• What to work on
Copy exactly the lines from the start of the material through the line with "import pandas as pd". Pictures stay out of the copy.

>> BEGIN Recorded information

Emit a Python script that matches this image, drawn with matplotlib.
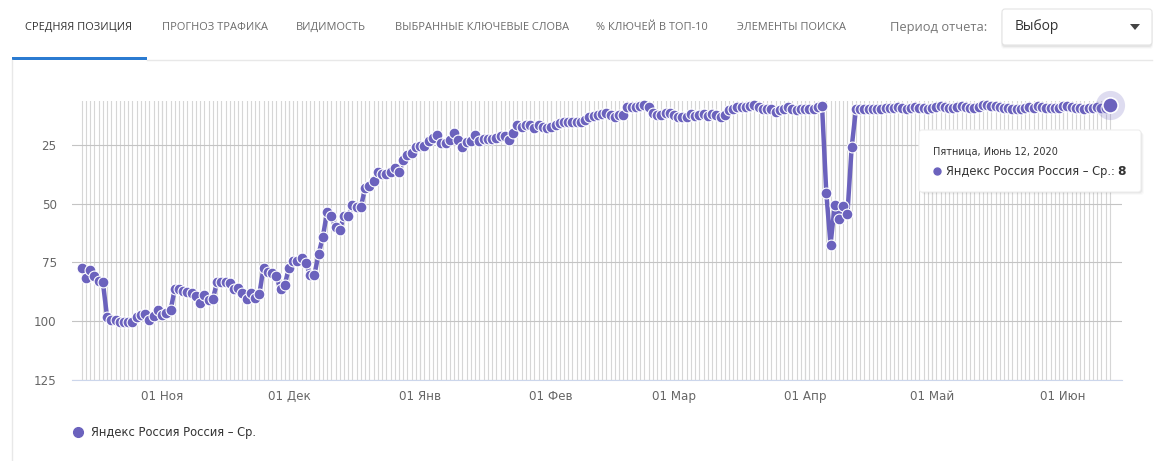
import matplotlib
matplotlib.use("Agg")
import matplotlib.pyplot as plt
from matplotlib.patches import Rectangle, FancyBboxPatch, Polygon
from matplotlib.lines import Line2D
import pandas as pd

W, H = 1159, 461

# average position per day, Oct 13 2019 .. Jun 12 2020
oct_pos = [77.3, 81.5, 78.4, 80.9, 82.8, 83.4, 98.2, 99.4, 99.5, 100.3,
           100.4, 100.4, 100.4, 98.4, 97.2, 97.1, 99.5, 98.0, 95.2]
nov_pos = [97.5, 96.7, 95.3, 86.5, 86.5, 87.3, 87.5, 88.1, 89.1, 92.2,
           89.0, 91.0, 90.5, 83.5, 83.5, 83.2, 83.7, 86.2, 86.0, 88.0,
           90.5, 88.0, 90.3, 88.3, 77.2, 79.2, 79.4, 81.0, 86.3, 84.5]
dec_pos = [77.2, 74.5, 74.5, 73.3, 75.2, 80.3, 80.3, 71.4, 64.2, 53.6,
           55.3, 60.0, 61.3, 55.3, 55.3, 50.6, 51.3, 51.3, 43.5, 42.6,
           40.3, 36.5, 37.4, 37.4, 36.5, 35.0, 36.5, 31.5, 29.4, 28.4, 26.1]
jan_pos = [25.5, 25.5, 23.3, 22.3, 20.9, 24.1, 24.1, 22.8, 20.1, 23.0,
           26.1, 24.0, 23.3, 20.9, 23.3, 22.6, 22.6, 22.6, 22.3, 21.4,
           21.4, 22.8, 20.1, 16.6, 17.4, 16.6, 16.6, 17.7, 16.6, 17.4, 17.7]
feb_pos = [17.4, 16.6, 15.9, 15.2, 15.2, 15.2, 15.5, 15.2, 14.5, 13.0,
           12.8, 12.3, 11.9, 11.3, 12.3, 13.3, 12.3, 12.3, 9.1, 9.1,
           9.1, 8.5, 8.1, 8.8, 11.3, 12.3, 12.3, 11.3, 11.3]
mar_pos = [12.3, 13.0, 13.0, 13.0, 11.9, 12.8, 12.3, 11.9, 12.8, 11.9,
           12.3, 13.0, 12.3, 10.2, 9.6, 9.1, 9.1, 9.1, 8.5, 8.1,
           8.8, 9.6, 9.6, 10.0, 10.9, 10.2, 9.6, 8.8, 10.0, 10.2, 9.6]
apr_pos = [9.6, 9.6, 9.6, 9.1, 8.5, 45.3, 67.5, 50.6, 56.5, 51.0,
           54.3, 26.1, 10.0, 10.0, 10.0, 10.0, 10.0, 9.8, 9.8, 9.5,
           9.3, 9.5, 9.0, 9.5, 9.7, 9.3, 8.8, 9.3, 9.5, 9.7]
may_pos = [9.5, 8.9, 8.7, 9.0, 9.5, 9.3, 8.9, 8.4, 9.0, 9.2,
           9.5, 8.8, 8.3, 8.2, 8.5, 8.4, 9.0, 9.2, 9.5, 9.7,
           9.8, 9.6, 9.4, 9.0, 9.2, 8.7, 9.0, 9.3, 9.5, 9.5, 9.2]
jun_pos = [8.7, 8.4, 8.8, 9.3, 9.5, 9.6, 9.5, 9.3, 9.0, 9.2, 9.3, 8.0]

positions = oct_pos + nov_pos + dec_pos + jan_pos + feb_pos + mar_pos + apr_pos + may_pos + jun_pos
dates = pd.date_range("2019-10-13", "2020-06-12", freq="D")

month_ticks = pd.to_datetime(["2019-11-01", "2019-12-01", "2020-01-01", "2020-02-01",
                              "2020-03-01", "2020-04-01", "2020-05-01", "2020-06-01"])
month_labels = ["01 Ноя", "01 Дек", "01 Янв", "01 Фев", "01 Мар", "01 Апр", "01 Май", "01 Июн"]
y_ticks = [25, 50, 75, 100, 125]

tabs = ["СРЕДНЯЯ ПОЗИЦИЯ", "ПРОГНОЗ ТРАФИКА", "ВИДИМОСТЬ", "ВЫБРАННЫЕ КЛЮЧЕВЫЕ СЛОВА",
        "% КЛЮЧЕЙ В ТОП-10", "ЭЛЕМЕНТЫ ПОИСКА"]
tab_x = [25, 162, 296, 395, 596, 737]
series_name = "Яндекс Россия Россия – Ср."
tooltip_date = "Пятница, Июнь 12, 2020"

purple = "#6b62bd"
ui_font = ["Open Sans", "DejaVu Sans"]


def fx(px):
    return px / W


def fy(py):
    return 1 - py / H


def inch(px, py):
    return px / 100, (H - py) / 100


fig = plt.figure(figsize=(W / 100, H / 100), dpi=100)
fig.patch.set_facecolor("white")

# header with tabs
for i, (t, x) in enumerate(zip(tabs, tab_x)):
    fig.text(fx(x), fy(27), t, fontsize=7.9, family=ui_font, va="center", ha="left",
             color="#333333" if i == 0 else "#6b6b6b")
fig.add_artist(Rectangle(inch(12, 60), 1.35, 0.03, transform=fig.dpi_scale_trans,
                         color="#2b7bd1", lw=0))
fig.add_artist(Line2D([fx(147), fx(1152)], [fy(60), fy(60)], color="#e8e8e8", lw=1))
fig.add_artist(Line2D([fx(12), fx(12)], [fy(60), 0], color="#e8e8e8", lw=1))

fig.text(fx(890), fy(27), "Период отчета:", fontsize=9.3, family=ui_font,
         va="center", color="#777777")
for k, a in zip(range(3), [0.05, 0.035, 0.02]):
    fig.add_artist(FancyBboxPatch(inch(1002 - k * 0.5, 47 + k), 1.5 + k * 0.01, 0.37,
                                  boxstyle="round,pad=0,rounding_size=0.03",
                                  transform=fig.dpi_scale_trans, fc="black", alpha=a, lw=0))
fig.add_artist(FancyBboxPatch(inch(1002, 45), 1.5, 0.36, boxstyle="round,pad=0,rounding_size=0.03",
                              transform=fig.dpi_scale_trans, fc="white", ec="#e4e4e4", lw=0.8))
fig.text(fx(1015), fy(27), "Выбор", fontsize=10, family=ui_font, va="center", color="#333333")
fig.add_artist(Polygon([inch(1130, 24), inch(1140, 24), inch(1135, 30)], closed=True,
                       transform=fig.dpi_scale_trans, fc="#444444", lw=0))

# chart
ax = fig.add_axes([fx(72), fy(380), fx(1122) - fx(72), fy(101) - fy(380)])
ax.set_facecolor("white")
ax.plot(dates, positions, color=purple, lw=3.2, marker="o", ms=7.8, mfc=purple,
        mec="white", mew=0.8, solid_joinstyle="round", zorder=3, clip_on=False)
ax.plot(dates[-1:], positions[-1:], "o", ms=21, color=purple, alpha=0.22, mew=0, zorder=4,
        clip_on=False)
ax.plot(dates[-1:], positions[-1:], "o", ms=11, mfc=purple, mec="white", mew=1.2, zorder=5,
        clip_on=False)

ax.set_xlim(dates[0] - pd.Timedelta(hours=55), dates[0] + pd.Timedelta(hours=24 * 245.9))
ax.set_ylim(125, 6.4)
ax.set_yticks(y_ticks)
ax.set_xticks(month_ticks)
ax.set_xticklabels(month_labels)
ax.set_xticks(dates, minor=True)
ax.xaxis.remove_overlapping_locs = False
ax.grid(True, axis="x", which="both", color="#d6d6d6", lw=0.8)
ax.grid(True, axis="y", which="major", color="#c4c4c4", lw=0.8)
ax.set_axisbelow(True)
for s in ["top", "right", "left"]:
    ax.spines[s].set_visible(False)
ax.spines["bottom"].set_color("#ccd6eb")
ax.tick_params(axis="both", which="both", length=0, labelsize=8.6, labelcolor="#666666")
ax.tick_params(axis="y", pad=11)
ax.tick_params(axis="x", pad=7)

# tooltip
for k, a in zip(range(1, 4), [0.05, 0.035, 0.02]):
    fig.add_artist(FancyBboxPatch(inch(919 + k, 192 + k), 2.22, 0.62,
                                  boxstyle="round,pad=0,rounding_size=0.03",
                                  transform=fig.dpi_scale_trans, fc="black", alpha=a, lw=0))
fig.add_artist(FancyBboxPatch(inch(919, 192), 2.22, 0.62, boxstyle="round,pad=0,rounding_size=0.03",
                              transform=fig.dpi_scale_trans, fc="white", ec="#eeeeee", lw=0.8))
fig.text(fx(933), fy(152), tooltip_date, fontsize=7, color="#333333", va="center")
fig.add_artist(Line2D([fx(937)], [fy(171)], marker="o", ms=5, color=purple, lw=0))
fig.text(fx(946), fy(171), series_name + ":", fontsize=8.3, color="#333333", va="center")
fig.text(fx(1126), fy(171), "%d" % round(positions[-1]), fontsize=8.8, color="#333333",
         va="center", ha="right", fontweight="bold")

# legend
fig.add_artist(Line2D([fx(78)], [fy(432)], marker="o", ms=7, color=purple, lw=0))
fig.text(fx(91), fy(432), series_name, fontsize=8.3, color="#333333", va="center")

fig.savefig("out.png", dpi=100)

>> END Recorded information

• The output
Emit a Python script that matches this image, drawn with matplotlib.
import matplotlib
matplotlib.use("Agg")
import matplotlib.pyplot as plt
from matplotlib.patches import Rectangle, FancyBboxPatch, Polygon
from matplotlib.lines import Line2D
import pandas as pd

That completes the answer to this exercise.